Fig. 9. Effect of PTPα knockout on Src kinase activity in unsynchronized and mitotic cells. Src was immunoprecipitated from unsynchronized (U) or mitotic (M) cells and (A) assayed for in vitro kinase activity by incubating it with enolase substrate and [γ-³²P]ATP in phosphorylation buffer, separating the reaction products by 9% SDS–PAGE and autoradiography. (B) Anti-Src immunoblot of the immunoprecipitates. (C) Anti-PTPα immunoblot of cell lysates containing 50 µg total cell protein. Lanes: 1 and 2, mouse E3 PTPα-knockout cells into which PTPα gene had been reintroduced; lanes 3 and 4, E3 PTPα-knockout cells (Su et al., 1999). The positions of molecular weight markers are indicated in kDa.

Fig. 10. Temporal model for activation of PTPα and Src during mitosis.

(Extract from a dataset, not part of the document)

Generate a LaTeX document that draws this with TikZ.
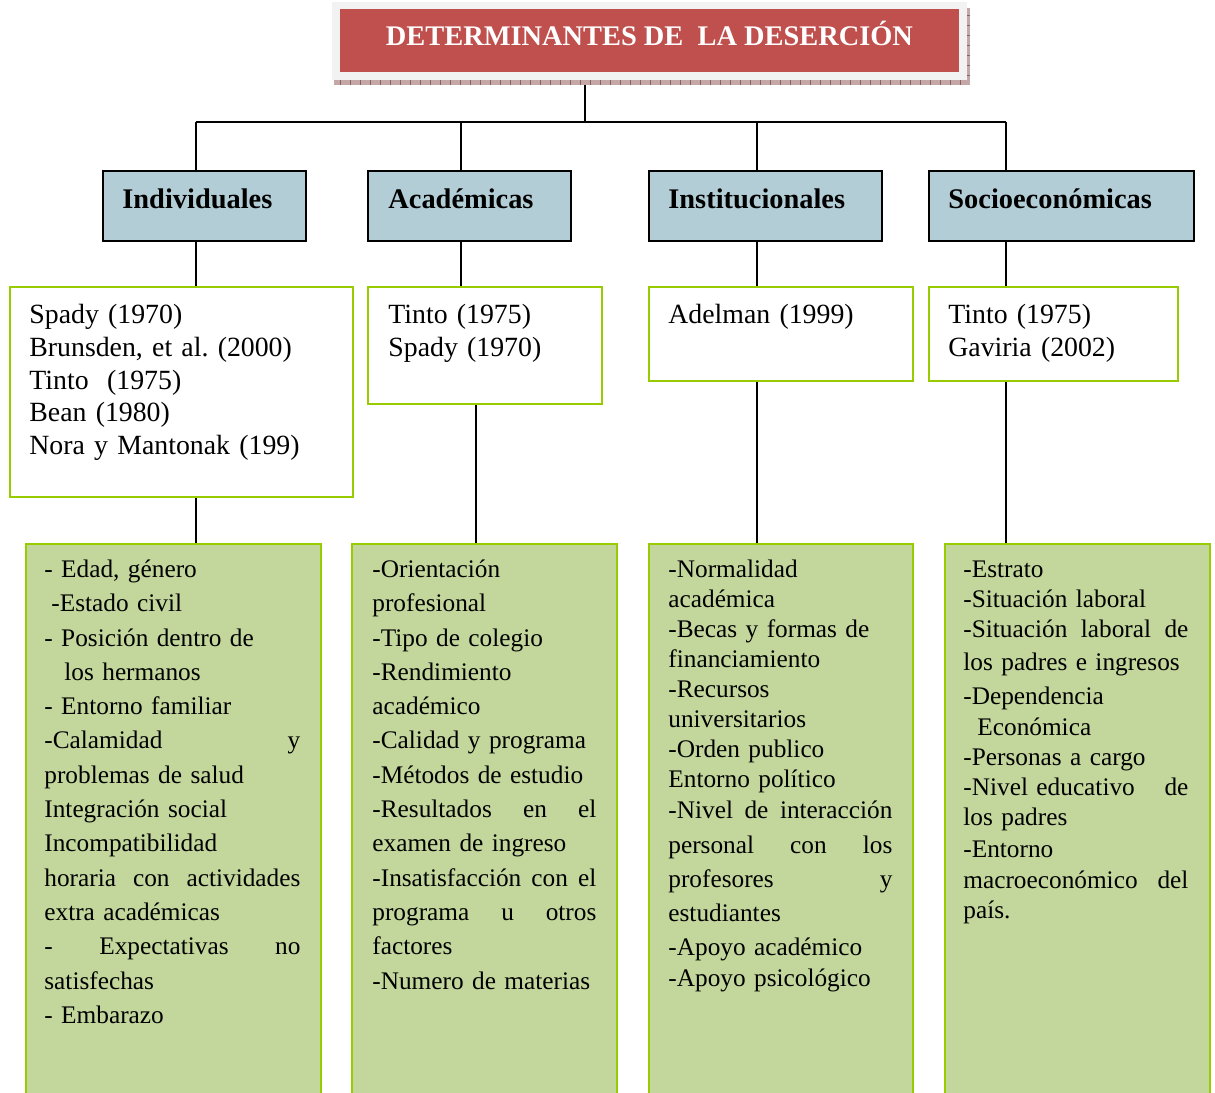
\documentclass[tikz,border=0pt]{standalone}
\usepackage{fontspec}
\setmainfont{Liberation Serif}
\frenchspacing
\usetikzlibrary{positioning,calc}
\definecolor{titlered}{RGB}{192,80,77}
\definecolor{framegray}{RGB}{242,242,242}
\definecolor{shadowpink}{RGB}{196,168,168}
\definecolor{shadowdark}{RGB}{140,96,96}
\definecolor{hdrblue}{RGB}{178,205,214}
\definecolor{limeline}{RGB}{153,204,0}
\definecolor{sagefill}{RGB}{195,214,155}
\tikzset{
    x=0.5pt,
    y=-0.5pt,
    box/.style = {
        draw,
        shape=rectangle,
        anchor=north west,
        inner sep=0pt
    },
    titlebox/.style = {
        shape=rectangle,
        fill=titlered,
        text=white,
        font=\bfseries\fontsize{14.2}{17}\selectfont,
        minimum width=309.5pt,
        minimum height=31.5pt,
        text height=9.4pt,
        text depth=3.9pt,
        inner sep=0pt
    },
    header/.style = {
        box,
        fill=hdrblue,
        line width=1pt,
        minimum height=35pt
    },
    refbox/.style = {
        box,
        draw=limeline,
        fill=white,
        line width=1.2pt
    },
    listbox/.style = {
        box,
        draw=limeline,
        fill=sagefill,
        line width=1.2pt,
        minimum height=276.5pt
    },
    boxtext/.style = {
        anchor=north west,
        inner sep=0pt,
        text height=10pt,
        align=left
    },
    hdrtext/.style = {
        boxtext,
        text width=118pt,
        font=\bfseries\fontsize{14.2}{17}\selectfont
    },
    reftext/.style = {
        boxtext,
        font=\fontsize{13.9}{16.4}\selectfont
    },
    listtext/.style = {
        boxtext,
        font=\fontsize{12.65}{17.15}\selectfont
    },
    tighttext/.style = {
        boxtext,
        font=\fontsize{12.65}{15}\selectfont
    },
    link/.style = {line width=1pt}
}

\begin{document}
\begin{tikzpicture}

    \useasboundingbox (0,0) rectangle (1215,1092);

    % title frame with its shadow
    \fill[shadowpink] (334,8) rectangle (970,85);
    \foreach \i in {340,350,...,960}
        \draw[shadowdark, line width=0.4pt] (\i,80) -- (\i,85);
    \foreach \j in {15,25,...,75}
        \draw[shadowdark, line width=0.4pt] (967,\j) -- (970,\j);
    \fill[framegray] (332,2) rectangle (967,80);
    \node[titlebox] (title) at (649.5,40.5) {DETERMINANTES DE\ \ LA DESERCIÓN};

    % headers
    \node[header, minimum width=101.5pt] (indiv_head) at (102,170) {};
    \node[header, minimum width=101.5pt] (acad_head) at (367,170) {};
    \node[header, minimum width=116.5pt] (inst_head) at (648,170) {};
    \node[header, minimum width=132.5pt] (socio_head) at (928,170) {};

    \node[hdrtext] (indiv_head_txt) at ([shift={(20,18)}]indiv_head.north west) {Individuales};
    \node[hdrtext] (acad_head_txt) at ([shift={(21,18)}]acad_head.north west) {Académicas};
    \node[hdrtext] (inst_head_txt) at ([shift={(20,18)}]inst_head.north west) {Institucionales};
    \node[hdrtext] (socio_head_txt) at ([shift={(20,18)}]socio_head.north west) {Socioeconómicas};

    % authors
    \node[refbox, minimum width=171.5pt, minimum height=105pt] (indiv_ref) at (9,286) {};
    \node[refbox, minimum width=117pt, minimum height=58.5pt] (acad_ref) at (367,286) {};
    \node[refbox, minimum width=132pt, minimum height=47pt] (inst_ref) at (648,286) {};
    \node[refbox, minimum width=124.5pt, minimum height=47pt] (socio_ref) at (928,286) {};

    \node[reftext, text width=150pt] (indiv_ref_txt) at ([shift={(20,17)}]indiv_ref.north west)
        {Spady (1970)\\ Brunsden, et al. (2000)\\ Tinto\ \ (1975)\\ Bean (1980)\\ Nora y Mantonak (199)};
    \node[reftext, text width=100pt] (acad_ref_txt) at ([shift={(21,17)}]acad_ref.north west)
        {Tinto (1975)\\ Spady (1970)};
    \node[reftext, text width=115pt] (inst_ref_txt) at ([shift={(20,17)}]inst_ref.north west)
        {Adelman (1999)};
    \node[reftext, text width=110pt] (socio_ref_txt) at ([shift={(20,17)}]socio_ref.north west)
        {Tinto (1975)\\ Gaviria (2002)};

    % factors
    \node[listbox, minimum width=147.5pt] (indiv_list) at (25,543) {};
    \node[listbox, minimum width=132.5pt] (acad_list) at (351,543) {};
    \node[listbox, minimum width=132pt] (inst_list) at (648,543) {};
    \node[listbox, minimum width=132.5pt] (socio_list) at (944,543) {};

    \node[listtext, text width=128pt] (indiv_list_txt) at ([shift={(19,14)}]indiv_list.north west)
        {- Edad, género\\
         \hspace*{3.5pt}-Estado civil\\
         - Posición dentro de\\
         \hspace*{10pt}los hermanos\\
         - Entorno familiar\\
         -Calamidad\hfill y\\
         problemas de salud\\
         Integración social\\
         Incompatibilidad\\
         horaria\hfill con\hfill actividades\\
         extra académicas\\
         -\hfill Expectativas\hfill no\\
         satisfechas\\
         - Embarazo};
    \node[listtext, text width=112pt] (acad_list_txt) at ([shift={(21,14)}]acad_list.north west)
        {-Orientación\\
         profesional\\
         -Tipo de colegio\\
         -Rendimiento\\
         académico\\
         -Calidad y programa\\
         -Métodos de estudio\\
         -Resultados\hfill en\hfill el\\
         examen de ingreso\\
         -Insatisfacción\hfill con\hfill el\\
         programa\hfill u\hfill otros\\
         factores\\
         -Numero de materias};
    \node[tighttext, text width=112pt] (inst_list_txt) at ([shift={(20,14)}]inst_list.north west)
        {-Normalidad\\
         académica\\
         -Becas y formas de\\
         financiamiento\\
         -Recursos\\
         universitarios\\
         -Orden publico\\
         Entorno político\\[0.5pt]
         -Nivel\hfill de\hfill interacción\\[2.5pt]
         personal\hfill con\hfill los\\[2pt]
         profesores\hfill y\\[2pt]
         estudiantes\\[2pt]
         -Apoyo académico\\[0.5pt]
         -Apoyo psicológico};
    \node[tighttext, text width=112.5pt] (socio_list_txt) at ([shift={(19,14)}]socio_list.north west)
        {-Estrato\\
         -Situación laboral\\
         -Situación\hfill laboral\hfill de\\[1.5pt]
         los padres e ingresos\\[2pt]
         -Dependencia\\[0.5pt]
         \hspace*{7pt}Económica\\
         -Personas a cargo\\
         -Nivel educativo\hfill de\\
         los padres\\[1pt]
         -Entorno\\[0.5pt]
         macroeconómico\hfill del\\
         país.};

    % connectors
    \coordinate (title_foot) at (585,85);
    \coordinate (hub) at (585,122);
    \coordinate (col_a) at (196,122);
    \coordinate (col_b) at (461,122);
    \coordinate (col_c) at (757,122);
    \coordinate (col_d) at (1006,122);
    \coordinate (acad_drop) at (476,403);

    \path[draw, link] (title_foot) -- (hub);
    \path[draw, link] (col_a) -- (col_d);

    \path[draw, link] (col_a) -- (col_a |- indiv_head.north);
    \path[draw, link] (col_b) -- (col_b |- acad_head.north);
    \path[draw, link] (col_c) -- (col_c |- inst_head.north);
    \path[draw, link] (col_d) -- (col_d |- socio_head.north);

    \path[draw, link] (col_a |- indiv_head.south) -- (col_a |- indiv_ref.north);
    \path[draw, link] (col_b |- acad_head.south) -- (col_b |- acad_ref.north);
    \path[draw, link] (col_c |- inst_head.south) -- (col_c |- inst_ref.north);
    \path[draw, link] (col_d |- socio_head.south) -- (col_d |- socio_ref.north);

    \path[draw, link] (col_a |- indiv_ref.south) -- (col_a |- indiv_list.north);
    \path[draw, link] (acad_drop |- acad_ref.south) -- (acad_drop |- acad_list.north);
    \path[draw, link] (col_c |- inst_ref.south) -- (col_c |- inst_list.north);
    \path[draw, link] (col_d |- socio_ref.south) -- (col_d |- socio_list.north);

\end{tikzpicture}
\end{document}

Hypothetical time lines for phosphorylation and activation of the Cdc2–Cyclin B complex, Src and PTPα are shown which consolidate the multiple known functional and temporal relationships: (1) Cdc 25 activates the Cdc2-Cyclin B complex by dephosphorylating Thr14 and Tyr15 in Cdc2 (Kishimoto and Okumura, 1997); (2) the complex initiates nuclear envelope breakdown (Kishimoto and Okumura, 1997) and (3) phosphorylates mammalian Src at Thr36 and Ser74 (Shenoy et al., 1989; Lin, 1994); (4) these phosphorylations reduce Src SH2-pTyr527 affinity (Stover et al, 1994), thus (5) making pTyr527 more accessible for dephosphorylation (Bagrodia et al., 1991, 1994; Stover et al., 1994); (6) PTPα is activated by Ser hyperphosphorylation (this study) and (7) dephosphorylates pTyr527 by a phosphotyrosine displacement mechanism involving PTPα pTyr789 (Zheng et al., 2000); (8) both PTPα and Src are activated during metaphase (this study and Chackalaparampil and Shalloway, 1988); (9) APC/cyclosome deactivates the Cdc2–Cyclin B complex leading to anaphase (Page and Hieter, 1999); (10) the mitotic Ser/Thr Src phosphorylations are removed and Src is subsequently deactivated by rephosphorylation at Tyr527 at about the time of cytokinesis (Chackalaparampil and Shalloway, 1988), (11) probably by Csk (Sabe et al., 1994); (12) the mitotic modifications of PTPα (i.e. serine decreased Grb2 binding and enhanced specific activity) are removed during an extended period surrounding cytokinesis (this stydy). Dark colors indicate the functionally activated state. Small circles surrounding S, T or Y indicate phosphorylation of the respective amino acid types: in Cdc2, the inhibitory sites, Thr14 and Tyr15, and the stimulatory site Thr161; in mammalian Src, the mitosis-specific targets of Cdc2 phosphorylation, Thr36 and Ser74, and Tyr527; and in PTPα, Tyr789 and at least one serine site. The relative timing of all events is established except for that of activation of PTPα relative to activation of the Cdc2–Cyclin B complex, which is unknown. The absolute times of the phosphorylation of Src by Cdc2–Cyclin B and its dephosphorylation by PTPα are not known, except that they must occur sometime within an interval beginning shortly before nuclear envelope breakdown and ending at metaphase.